What will I do with an associate's degree? The plan is to continue my undergraduate studies and study psychology. In a wild epiphany - last November - I realized what it is I've always wanted to do, so I'm laying the foundation for actually doing it. I want to work with horses and humans - kids and adults alike.
Meanwhile, my service as an AmeriCorps VISTA continues - my work centers around an old farmhouse on just over seven acres that is owned by a town in the geographical center of the state of North Carolina and through two grants, it was rehabilitated and given a purpose to be a heritage center, teaching heritage crafts and skills of a bygone era. Also, the house hosts an indoor marketplace with locally produced goods, art, pottery, sustainably raised farm meats and eggs. While this project takes up most of my time, another puzzle of my work schedule fits with the County's exclusive "growers only" farmers' market, where I volunteer as market manager.
Home is as busy as work and school combined, the pigs, chickens, rabbit, guinea pig, ducks, cows, horses, dogs and cat all need attention, nutrition, water, shelter and their quality of life is important to us - so we work hard to maintain their respective living areas that give them a sense of safety, comfort and contentment.

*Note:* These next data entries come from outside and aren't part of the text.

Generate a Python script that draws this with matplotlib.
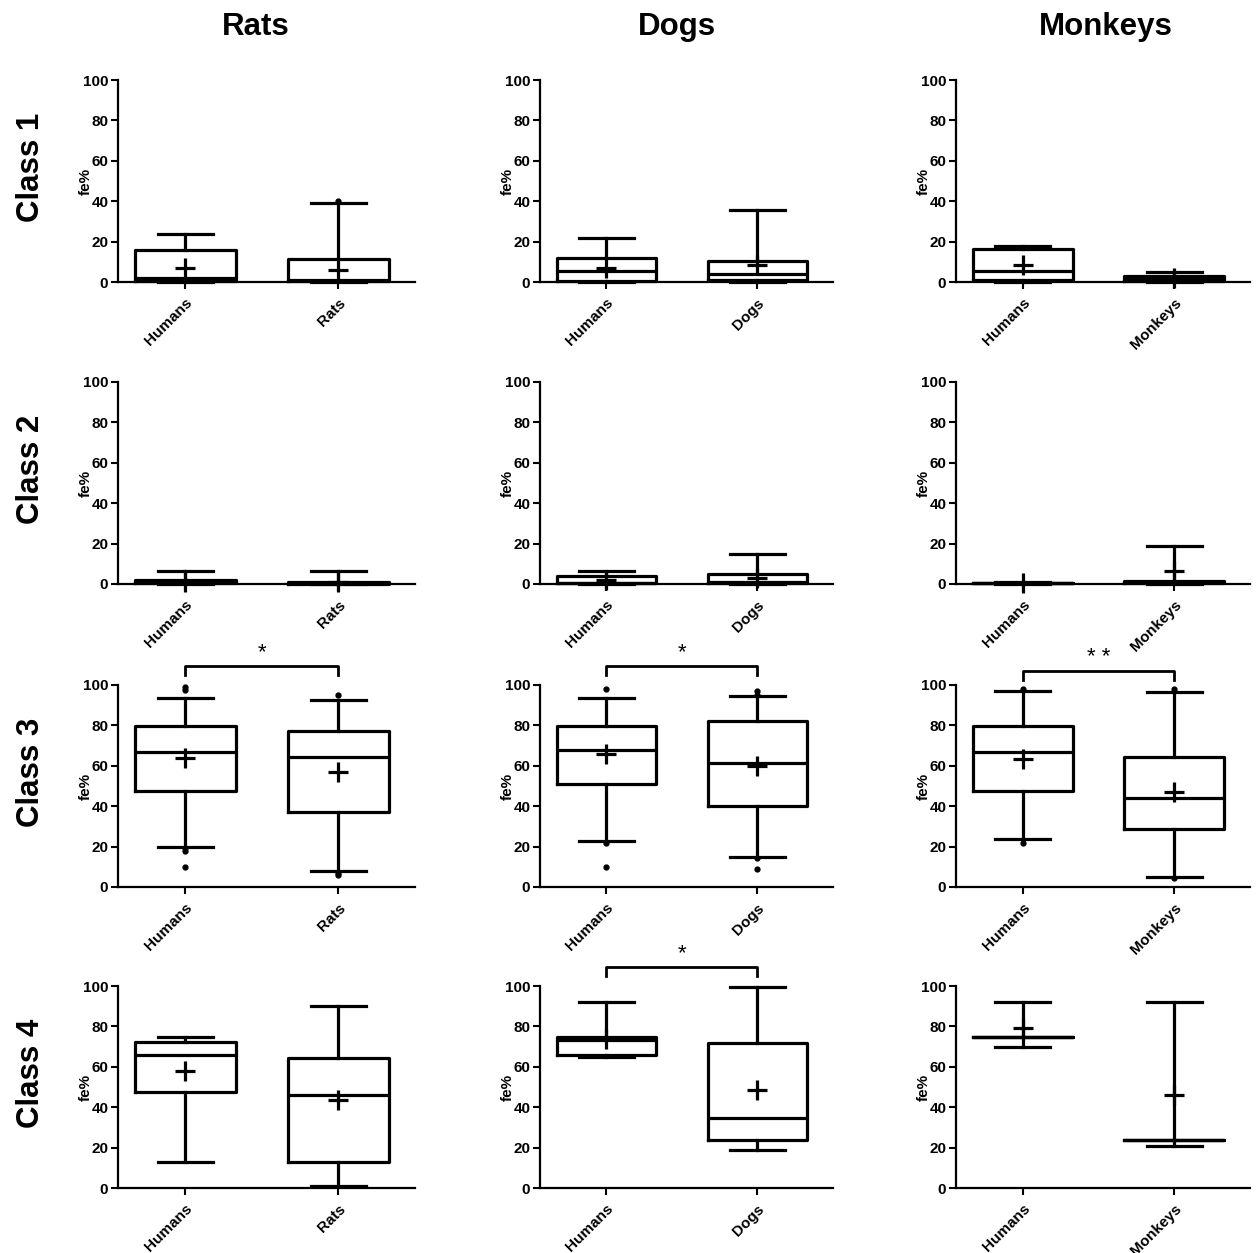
import matplotlib
matplotlib.use("Agg")
import matplotlib.pyplot as plt

plt.rcParams['font.family'] = ['Liberation Sans', 'DejaVu Sans']
plt.rcParams['font.weight'] = 'bold'

species = ['Rats', 'Dogs', 'Monkeys']
classes = ['Class 1', 'Class 2', 'Class 3', 'Class 4']

# per class -> per species -> [Humans, species]
whislo = [
    [[0, 0], [0, 0], [0, 0]],
    [[0, 0], [0, 0], [0, 0]],
    [[19.9, 8.1], [22.7, 15], [23.6, 4.9]],
    [[13, 0.8], [65, 19], [70, 21]],
]
q1 = [
    [[0.5, 0.5], [0.5, 1], [1, 0.5]],
    [[0.3, 0.2], [0.5, 0.5], [0.5, 0.5]],
    [[47.5, 37.2], [51.1, 40.2], [47.4, 28.7]],
    [[47.5, 12.7], [66, 24], [75, 24]],
]
med = [
    [[2, 1], [5.5, 3.8], [5.5, 1.7]],
    [[1, 0.5], [0.5, 1], [0.5, 1]],
    [[66.9, 64.3], [67.7, 61.3], [66.9, 44]],
    [[65.6, 46], [73.5, 34.9], [75, 24]],
]
q3 = [
    [[16, 11.6], [11.9, 10.6], [16.5, 3.1]],
    [[2, 1], [4.1, 4.8], [0.5, 1.5]],
    [[79.6, 77.3], [79.7, 82.2], [79.7, 64.4]],
    [[72.2, 64.5], [74.8, 71.8], [75, 24]],
]
whishi = [
    [[24, 39.3], [22, 35.7], [18, 4.8]],
    [[6.3, 6.3], [6.3, 15], [0.8, 18.6]],
    [[93.8, 92.8], [93.7, 94.7], [97, 96.4]],
    [[74.8, 90], [92, 99.7], [92, 92]],
]
means = [
    [[7, 6.1], [7.1, 8.4], [8.3, 2]],
    [[1, 1], [1.8, 3.1], [0.5, 6.6]],
    [[63.8, 56.7], [65.9, 60.1], [63.6, 47]],
    [[57.9, 43.4], [73.6, 48.4], [79, 45.8]],
]
outliers = [
    [[[], [40]], [[], []], [[], []]],
    [[[], []], [[], []], [[], []]],
    [[[98.8, 97.7, 19.5, 17.9, 9.7], [94.9, 5.8, 6.7]],
     [[97.9, 21.7, 9.7], [96.9, 95, 14.5, 8.7]],
     [[98, 22], [98, 4.4]]],
    [[[], []], [[], []], [[], []]],
]
# significance: (class index, species index, label, bracket height)
signif = [(2, 0, '*', 109.5), (2, 1, '*', 109.5), (2, 2, '* *', 107), (3, 1, '*', 109.4)]

fig = plt.figure(figsize=(12.59, 12.53), dpi=100)

lefts = [118, 540, 956]
widths = [297, 293, 294]
bottoms_px = [282, 584, 887, 1188]
H = 202
W, Hf = 1259, 1253

lw = 2.3
for r in range(4):
    for c in range(3):
        ax = fig.add_axes([lefts[c] / W, 1 - bottoms_px[r] / Hf, widths[c] / W, H / Hf])
        stats = []
        for g in range(2):
            stats.append(dict(whislo=whislo[r][c][g], q1=q1[r][c][g], med=med[r][c][g],
                              q3=q3[r][c][g], whishi=whishi[r][c][g], mean=means[r][c][g],
                              fliers=outliers[r][c][g]))
        arts = ax.bxp(stats, positions=[1, 2], widths=0.66, capwidths=0.36,
                      showmeans=True, patch_artist=False,
                      boxprops=dict(color='black', linewidth=lw),
                      medianprops=dict(color='black', linewidth=lw),
                      whiskerprops=dict(color='black', linewidth=lw),
                      capprops=dict(color='black', linewidth=lw),
                      meanprops=dict(marker='+', markersize=14, markeredgewidth=2.3,
                                     markeredgecolor='black'),
                      flierprops=dict(marker='o', markersize=3.5, markerfacecolor='black',
                                      markeredgecolor='black'))
        for k in arts:
            for a in arts[k]:
                a.set_clip_on(False)
        ax.set_xlim(0.56, 2.5)
        ax.set_ylim(0, 100)
        ax.set_yticks([0, 20, 40, 60, 80, 100])
        ax.set_xticks([1, 2])
        ax.set_xticklabels(['Humans', species[c]], rotation=45, ha='right',
                           rotation_mode='anchor', fontsize=11, fontweight='bold')
        ax.tick_params(axis='y', labelsize=11, width=1.5, length=5, pad=2)
        ax.tick_params(axis='x', width=1.5, length=5, pad=5)
        for lab in ax.get_yticklabels():
            lab.set_fontweight('bold')
        for s in ['top', 'right']:
            ax.spines[s].set_visible(False)
        for s in ['left', 'bottom']:
            ax.spines[s].set_linewidth(1.6)
        ax.set_ylabel('fe%', fontsize=11, fontweight='bold')
        ax.yaxis.set_label_coords(-0.085, 0.5)

        for (ri, ci, lab, hy) in signif:
            if ri == r and ci == c:
                ax.plot([1, 1, 2, 2], [hy - 4.5, hy, hy, hy - 4.5], color='black',
                        linewidth=2, clip_on=False)
                ax.text(1.5, hy + 1.5, lab, ha='center', va='bottom', fontsize=16,
                        fontweight='normal')

# column titles
col_x = [256, 677, 1106]
for c in range(3):
    fig.text(col_x[c] / W, 1 - 27 / Hf, species[c], ha='center', va='center',
             fontsize=22.5, fontweight='bold')

# row labels
for r in range(4):
    yc = bottoms_px[r] - H / 2 - 14
    fig.text(31 / W, 1 - yc / Hf, classes[r], ha='center', va='center', rotation=90,
             fontsize=22.5, fontweight='bold')

fig.savefig('out.png', dpi=100)
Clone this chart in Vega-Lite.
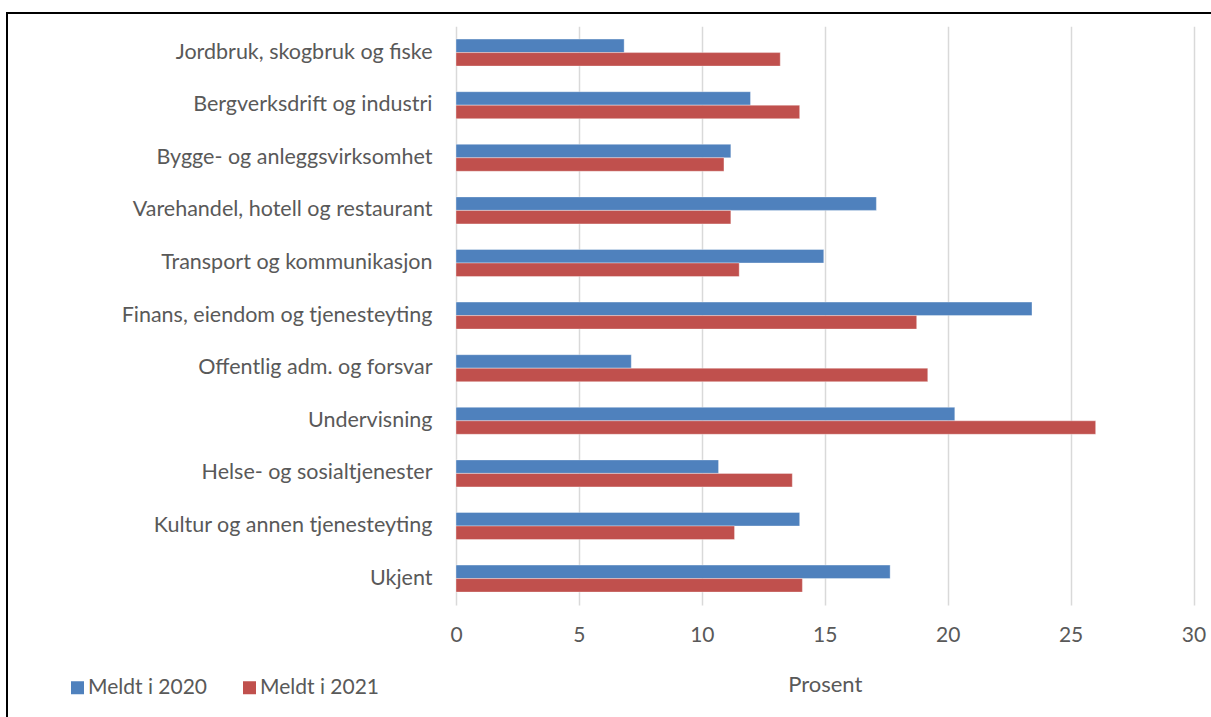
{
  "$schema": "https://vega.github.io/schema/vega-lite/v6.json",
  "width": 1214,
  "height": 714,
  "autosize": {"type": "none"},
  "padding": {"left": 7, "top": 13, "right": 0, "bottom": 0},
  "background": "white",
  "config": {
    "view": {"stroke": "black", "strokeWidth": 2},
    "font": "Lato",
    "axis": {"labelFont": "Lato", "titleFont": "Lato", "labelColor": "#595959", "titleColor": "#595959"}
  },
  "data": {
    "values": [
      {"sektor": "Jordbruk, skogbruk og fiske", "aar": "Meldt i 2020", "prosent": 6.84},
      {"sektor": "Jordbruk, skogbruk og fiske", "aar": "Meldt i 2021", "prosent": 13.19},
      {"sektor": "Bergverksdrift og industri", "aar": "Meldt i 2020", "prosent": 11.98},
      {"sektor": "Bergverksdrift og industri", "aar": "Meldt i 2021", "prosent": 13.98},
      {"sektor": "Bygge- og anleggsvirksomhet", "aar": "Meldt i 2020", "prosent": 11.18},
      {"sektor": "Bygge- og anleggsvirksomhet", "aar": "Meldt i 2021", "prosent": 10.9},
      {"sektor": "Varehandel, hotell og restaurant", "aar": "Meldt i 2020", "prosent": 17.1},
      {"sektor": "Varehandel, hotell og restaurant", "aar": "Meldt i 2021", "prosent": 11.18},
      {"sektor": "Transport og kommunikasjon", "aar": "Meldt i 2020", "prosent": 14.96},
      {"sektor": "Transport og kommunikasjon", "aar": "Meldt i 2021", "prosent": 11.52},
      {"sektor": "Finans, eiendom og tjenesteyting", "aar": "Meldt i 2020", "prosent": 23.43},
      {"sektor": "Finans, eiendom og tjenesteyting", "aar": "Meldt i 2021", "prosent": 18.74},
      {"sektor": "Offentlig adm. og forsvar", "aar": "Meldt i 2020", "prosent": 7.13},
      {"sektor": "Offentlig adm. og forsvar", "aar": "Meldt i 2021", "prosent": 19.19},
      {"sektor": "Undervisning", "aar": "Meldt i 2020", "prosent": 20.29},
      {"sektor": "Undervisning", "aar": "Meldt i 2021", "prosent": 26.02},
      {"sektor": "Helse- og sosialtjenester", "aar": "Meldt i 2020", "prosent": 10.68},
      {"sektor": "Helse- og sosialtjenester", "aar": "Meldt i 2021", "prosent": 13.68},
      {"sektor": "Kultur og annen tjenesteyting", "aar": "Meldt i 2020", "prosent": 13.98},
      {"sektor": "Kultur og annen tjenesteyting", "aar": "Meldt i 2021", "prosent": 11.33},
      {"sektor": "Ukjent", "aar": "Meldt i 2020", "prosent": 17.66},
      {"sektor": "Ukjent", "aar": "Meldt i 2021", "prosent": 14.09}
    ]
  },
  "resolve": {"axis": {"x": "independent", "y": "independent"}},
  "layer": [
    {
      "mark": {"type": "bar", "stroke": "white", "strokeOpacity": 0.35, "strokeWidth": 1},
      "encoding": {
        "y": {
          "field": "sektor",
          "type": "nominal",
          "sort": null,
          "scale": {"range": [13.3, 591.9], "paddingInner": 0.487, "paddingOuter": 0.2435},
          "axis": {
            "title": null,
            "orient": "left",
            "offset": -449,
            "domain": false,
            "ticks": false,
            "tickSize": 0,
            "labelPadding": 24,
            "labelFontSize": 21.5,
            "labelLimit": 0,
            "grid": false
          }
        },
        "yOffset": {
          "field": "aar",
          "type": "nominal",
          "scale": {"paddingInner": 0, "paddingOuter": 0}
        },
        "x": {
          "field": "prosent",
          "type": "quantitative",
          "scale": {"domain": [0, 30], "range": [449, 1186.5], "nice": false, "zero": true},
          "axis": {
            "title": null,
            "orient": "top",
            "offset": 0,
            "values": [0, 5, 10, 15, 20, 25, 30],
            "domain": false,
            "ticks": false,
            "labels": false,
            "grid": true,
            "gridColor": "#D9D9D9",
            "gridWidth": 1.5
          }
        },
        "color": {
          "field": "aar",
          "type": "nominal",
          "scale": {"domain": ["Meldt i 2020", "Meldt i 2021"], "range": ["#4F81BD", "#C0504D"]},
          "legend": {
            "title": null,
            "orient": "none",
            "direction": "horizontal",
            "legendX": 60,
            "legendY": 664,
            "symbolType": "square",
            "symbolSize": 169,
            "symbolStrokeWidth": 0,
            "labelFontSize": 21,
            "labelColor": "#595959",
            "labelFont": "Lato",
            "columnPadding": 31,
            "labelOffset": 0,
            "padding": 0
          }
        }
      }
    },
    {
      "mark": {"type": "point", "opacity": 0},
      "encoding": {
        "y": {"field": "sektor", "type": "nominal", "sort": null, "axis": null},
        "x": {
          "field": "prosent",
          "type": "quantitative",
          "axis": {
            "title": "Prosent",
            "orient": "bottom",
            "offset": -122,
            "values": [0, 5, 10, 15, 20, 25, 30],
            "domain": false,
            "ticks": false,
            "tickSize": 0,
            "labelFlush": false,
            "labelPadding": 19,
            "labelFontSize": 21,
            "titleFontSize": 22,
            "titleFontWeight": "normal",
            "titlePadding": 29,
            "grid": false
          }
        }
      }
    }
  ]
}
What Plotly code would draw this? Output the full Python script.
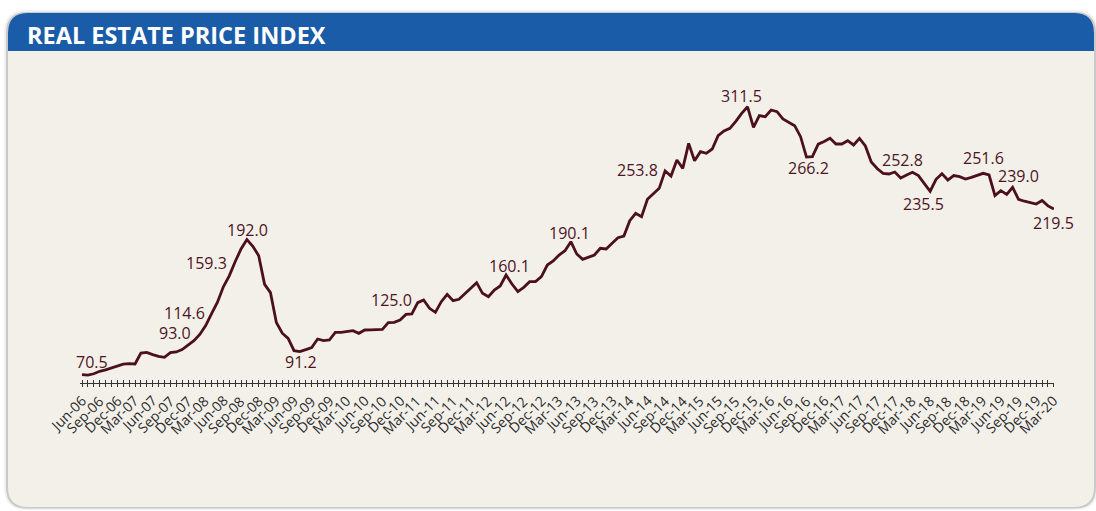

My husband keeps the lawn mowed, the waterers cleaned and filled, the manure picked up and composted, and fixes things almost constantly.
Laundry piles up (clean AND dirty), dishes await their washing, and supper always needs to be planned, made and leftovers put up.
We've made the decision to homeschool our seven-year old son, this year also, he is in the first grade. He reads like a third and fourth grader and completes his studies well. There are a great many advantages to homeschooling, and some not-so-great things.
Sigh. It's just the beginning of another really busy season but mostly I'm grateful to be able to work and study, to live on a small-timey farm and to look back at how far we've come in the five years since we've moved here is awesome. (have a gander at some posts from 2007, 2008 and 2009....)
I haven't time to post a picture, it's time to get the lad out of the tub and fold some laundry. It's a good thing I'm a bit hard of hearing, or that tick tock might just worry me. I can't hear it. A rhythm all its own is influencing my movements - at a fast pace - but all worth it.